• REQUIREMENT
Extract, in full, the lines below, beginning at the first and ending with the line that contains "const firstMonthLabel = 'Feb05';". Pictures do not belong in the copy.

>> Start GIVEN DATA

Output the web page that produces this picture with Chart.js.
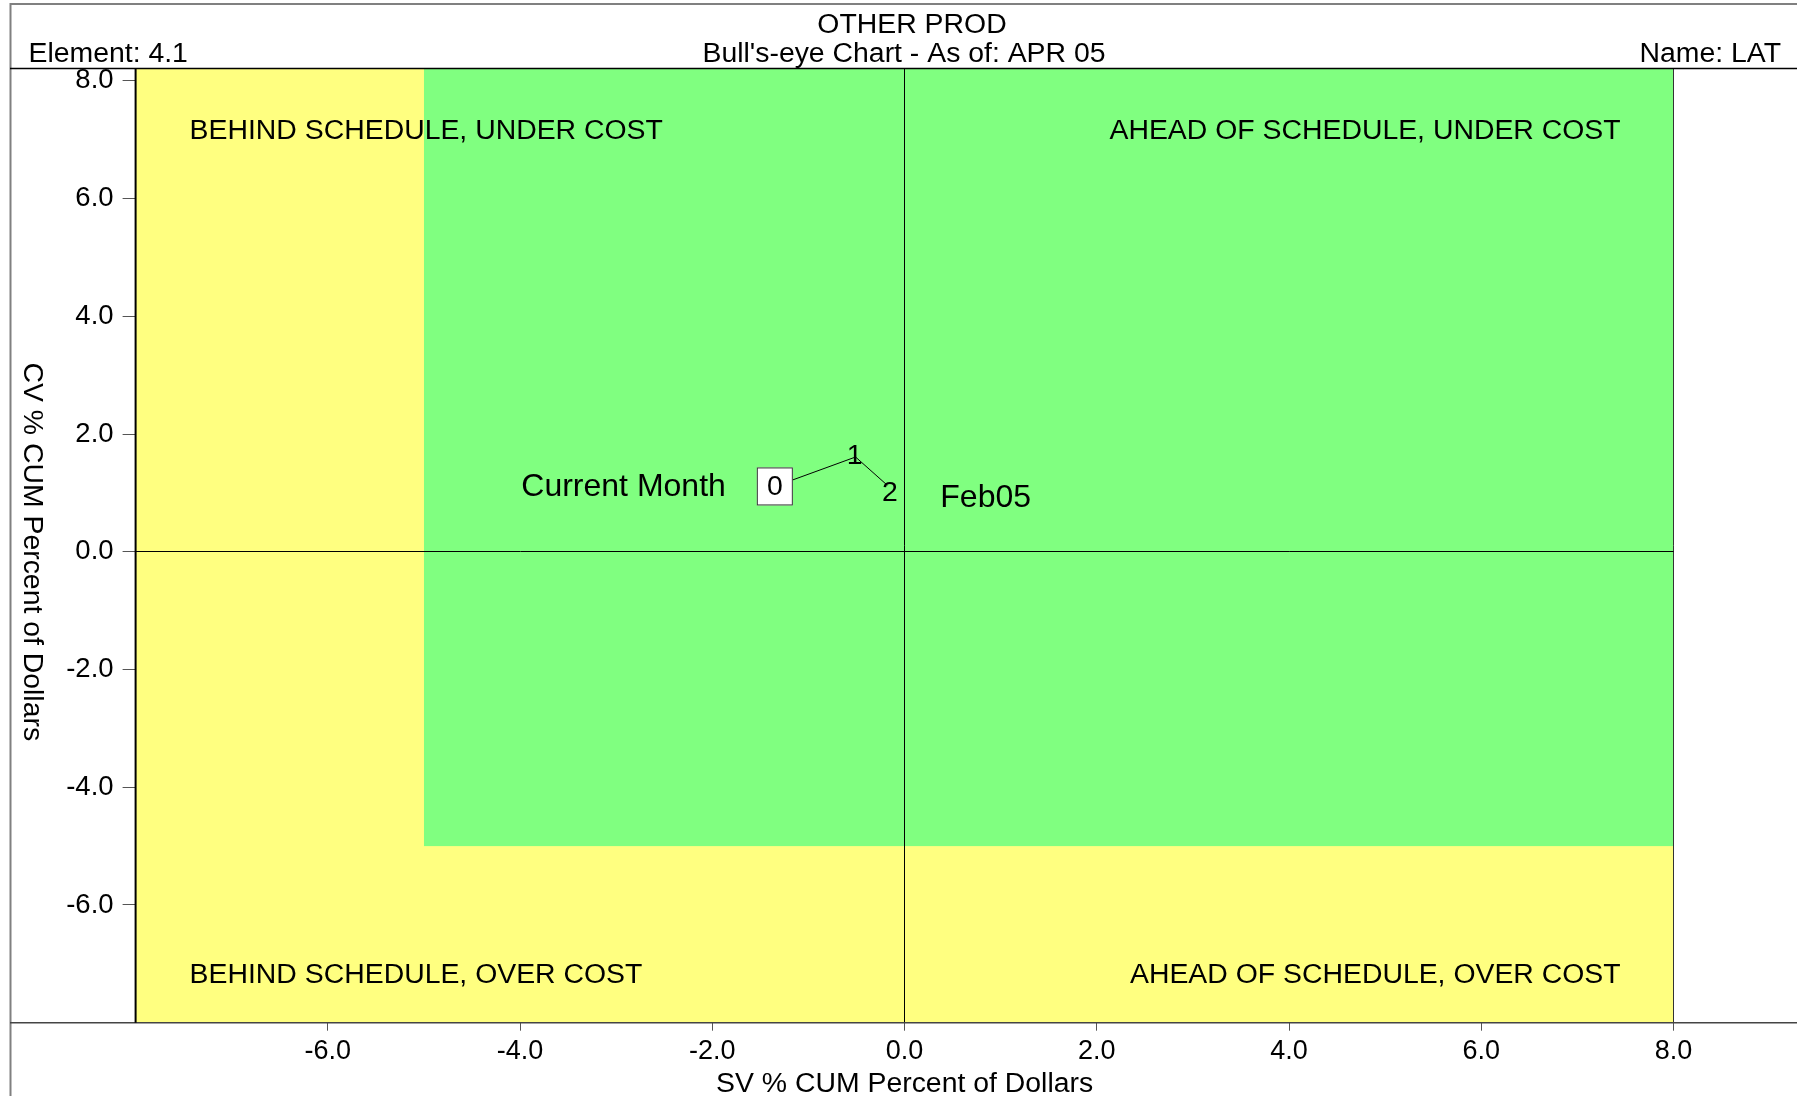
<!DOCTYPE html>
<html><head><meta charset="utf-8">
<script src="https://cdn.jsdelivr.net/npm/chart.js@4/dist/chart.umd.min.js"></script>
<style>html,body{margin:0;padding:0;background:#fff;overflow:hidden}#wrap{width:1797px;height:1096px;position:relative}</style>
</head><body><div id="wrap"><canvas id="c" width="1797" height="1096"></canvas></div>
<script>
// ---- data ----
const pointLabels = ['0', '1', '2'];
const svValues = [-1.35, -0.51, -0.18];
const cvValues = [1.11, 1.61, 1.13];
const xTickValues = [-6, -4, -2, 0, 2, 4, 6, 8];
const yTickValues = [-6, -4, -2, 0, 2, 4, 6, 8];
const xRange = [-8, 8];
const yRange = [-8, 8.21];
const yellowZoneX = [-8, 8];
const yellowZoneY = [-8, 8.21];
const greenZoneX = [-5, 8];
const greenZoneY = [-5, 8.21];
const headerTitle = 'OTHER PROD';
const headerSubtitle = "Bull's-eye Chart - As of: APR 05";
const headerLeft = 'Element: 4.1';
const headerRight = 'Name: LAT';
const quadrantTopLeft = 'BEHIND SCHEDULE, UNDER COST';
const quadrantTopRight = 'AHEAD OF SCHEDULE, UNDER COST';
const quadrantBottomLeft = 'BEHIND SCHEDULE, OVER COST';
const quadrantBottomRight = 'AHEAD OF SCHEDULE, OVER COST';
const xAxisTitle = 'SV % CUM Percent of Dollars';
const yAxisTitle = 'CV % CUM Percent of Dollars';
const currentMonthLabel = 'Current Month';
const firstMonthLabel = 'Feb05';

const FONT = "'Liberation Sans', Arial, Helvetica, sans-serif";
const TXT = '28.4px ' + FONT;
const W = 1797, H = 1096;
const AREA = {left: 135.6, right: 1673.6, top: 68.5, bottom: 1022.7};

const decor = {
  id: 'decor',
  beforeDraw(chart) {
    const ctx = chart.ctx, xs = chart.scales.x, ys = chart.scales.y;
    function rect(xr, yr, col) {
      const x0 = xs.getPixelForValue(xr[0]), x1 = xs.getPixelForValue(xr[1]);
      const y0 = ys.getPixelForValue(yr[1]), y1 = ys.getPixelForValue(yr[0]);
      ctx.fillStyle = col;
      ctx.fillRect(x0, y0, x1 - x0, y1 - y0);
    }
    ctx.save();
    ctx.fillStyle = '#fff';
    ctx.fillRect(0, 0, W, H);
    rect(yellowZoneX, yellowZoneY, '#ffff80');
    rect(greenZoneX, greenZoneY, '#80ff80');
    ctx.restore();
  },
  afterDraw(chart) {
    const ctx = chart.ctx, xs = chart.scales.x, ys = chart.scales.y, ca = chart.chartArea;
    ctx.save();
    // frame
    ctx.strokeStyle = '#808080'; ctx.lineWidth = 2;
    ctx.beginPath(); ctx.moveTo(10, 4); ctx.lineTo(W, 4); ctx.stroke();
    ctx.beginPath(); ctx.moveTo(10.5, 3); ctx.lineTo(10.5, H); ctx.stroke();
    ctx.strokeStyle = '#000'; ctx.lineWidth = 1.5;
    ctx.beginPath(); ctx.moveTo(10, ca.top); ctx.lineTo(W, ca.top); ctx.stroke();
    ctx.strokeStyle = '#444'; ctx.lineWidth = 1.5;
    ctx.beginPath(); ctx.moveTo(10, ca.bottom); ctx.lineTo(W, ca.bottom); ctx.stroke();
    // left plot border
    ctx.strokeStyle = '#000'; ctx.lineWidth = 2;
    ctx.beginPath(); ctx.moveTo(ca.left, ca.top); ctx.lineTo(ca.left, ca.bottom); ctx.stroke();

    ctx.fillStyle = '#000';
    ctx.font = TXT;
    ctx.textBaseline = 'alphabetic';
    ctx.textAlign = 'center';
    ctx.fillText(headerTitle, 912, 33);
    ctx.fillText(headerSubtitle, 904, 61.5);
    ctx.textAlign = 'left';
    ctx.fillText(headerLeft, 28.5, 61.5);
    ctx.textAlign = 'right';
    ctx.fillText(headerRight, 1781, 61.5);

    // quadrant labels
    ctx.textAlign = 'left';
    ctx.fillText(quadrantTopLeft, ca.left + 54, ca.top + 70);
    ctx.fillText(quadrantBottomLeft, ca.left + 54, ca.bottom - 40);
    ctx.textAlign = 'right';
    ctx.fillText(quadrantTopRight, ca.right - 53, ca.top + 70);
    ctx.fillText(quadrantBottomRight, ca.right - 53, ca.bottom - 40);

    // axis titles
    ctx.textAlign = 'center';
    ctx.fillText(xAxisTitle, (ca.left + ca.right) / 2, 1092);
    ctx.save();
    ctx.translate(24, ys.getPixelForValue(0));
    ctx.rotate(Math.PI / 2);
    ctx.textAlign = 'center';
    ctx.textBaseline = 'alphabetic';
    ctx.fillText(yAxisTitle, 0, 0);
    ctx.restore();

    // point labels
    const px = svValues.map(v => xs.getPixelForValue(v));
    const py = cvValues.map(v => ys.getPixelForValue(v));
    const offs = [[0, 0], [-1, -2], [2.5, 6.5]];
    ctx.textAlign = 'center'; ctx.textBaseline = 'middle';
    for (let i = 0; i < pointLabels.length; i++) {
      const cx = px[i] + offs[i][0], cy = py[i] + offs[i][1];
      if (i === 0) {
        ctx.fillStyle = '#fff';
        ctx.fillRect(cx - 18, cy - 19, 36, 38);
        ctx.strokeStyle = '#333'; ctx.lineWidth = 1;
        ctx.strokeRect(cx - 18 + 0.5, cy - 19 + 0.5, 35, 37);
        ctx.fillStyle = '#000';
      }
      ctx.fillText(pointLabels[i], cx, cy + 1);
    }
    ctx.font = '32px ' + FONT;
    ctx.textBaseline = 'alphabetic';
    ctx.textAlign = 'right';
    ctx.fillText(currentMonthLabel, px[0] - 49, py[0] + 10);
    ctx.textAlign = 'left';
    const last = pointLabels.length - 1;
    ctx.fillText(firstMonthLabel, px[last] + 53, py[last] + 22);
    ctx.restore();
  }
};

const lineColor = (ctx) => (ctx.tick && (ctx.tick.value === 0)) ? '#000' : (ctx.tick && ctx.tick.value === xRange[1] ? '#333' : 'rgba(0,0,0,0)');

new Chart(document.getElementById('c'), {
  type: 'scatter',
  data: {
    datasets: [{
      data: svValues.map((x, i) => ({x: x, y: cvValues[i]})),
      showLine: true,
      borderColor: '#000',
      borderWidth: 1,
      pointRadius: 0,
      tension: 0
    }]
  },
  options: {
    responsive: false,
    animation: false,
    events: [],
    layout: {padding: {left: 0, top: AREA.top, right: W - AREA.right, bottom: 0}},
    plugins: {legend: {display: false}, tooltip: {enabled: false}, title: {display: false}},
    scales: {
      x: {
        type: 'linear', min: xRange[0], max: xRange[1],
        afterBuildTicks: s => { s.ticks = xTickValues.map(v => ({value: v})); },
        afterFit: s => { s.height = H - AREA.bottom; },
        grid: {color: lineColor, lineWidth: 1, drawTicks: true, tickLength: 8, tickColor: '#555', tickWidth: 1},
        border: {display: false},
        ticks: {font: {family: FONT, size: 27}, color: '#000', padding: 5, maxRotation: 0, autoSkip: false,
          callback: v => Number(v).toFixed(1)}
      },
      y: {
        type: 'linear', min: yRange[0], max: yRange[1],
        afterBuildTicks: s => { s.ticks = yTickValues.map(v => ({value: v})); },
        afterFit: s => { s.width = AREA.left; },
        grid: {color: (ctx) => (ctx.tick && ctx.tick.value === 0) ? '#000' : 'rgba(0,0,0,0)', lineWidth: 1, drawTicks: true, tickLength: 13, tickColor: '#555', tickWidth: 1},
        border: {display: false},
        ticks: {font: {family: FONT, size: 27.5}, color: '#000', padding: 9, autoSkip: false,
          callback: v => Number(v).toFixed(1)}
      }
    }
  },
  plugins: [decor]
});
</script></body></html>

>> End GIVEN DATA

• WRITTEN ANSWER
Output the web page that produces this picture with Chart.js.
<!DOCTYPE html>
<html><head><meta charset="utf-8">
<script src="https://cdn.jsdelivr.net/npm/chart.js@4/dist/chart.umd.min.js"></script>
<style>html,body{margin:0;padding:0;background:#fff;overflow:hidden}#wrap{width:1797px;height:1096px;position:relative}</style>
</head><body><div id="wrap"><canvas id="c" width="1797" height="1096"></canvas></div>
<script>
// ---- data ----
const pointLabels = ['0', '1', '2'];
const svValues = [-1.35, -0.51, -0.18];
const cvValues = [1.11, 1.61, 1.13];
const xTickValues = [-6, -4, -2, 0, 2, 4, 6, 8];
const yTickValues = [-6, -4, -2, 0, 2, 4, 6, 8];
const xRange = [-8, 8];
const yRange = [-8, 8.21];
const yellowZoneX = [-8, 8];
const yellowZoneY = [-8, 8.21];
const greenZoneX = [-5, 8];
const greenZoneY = [-5, 8.21];
const headerTitle = 'OTHER PROD';
const headerSubtitle = "Bull's-eye Chart - As of: APR 05";
const headerLeft = 'Element: 4.1';
const headerRight = 'Name: LAT';
const quadrantTopLeft = 'BEHIND SCHEDULE, UNDER COST';
const quadrantTopRight = 'AHEAD OF SCHEDULE, UNDER COST';
const quadrantBottomLeft = 'BEHIND SCHEDULE, OVER COST';
const quadrantBottomRight = 'AHEAD OF SCHEDULE, OVER COST';
const xAxisTitle = 'SV % CUM Percent of Dollars';
const yAxisTitle = 'CV % CUM Percent of Dollars';
const currentMonthLabel = 'Current Month';
const firstMonthLabel = 'Feb05';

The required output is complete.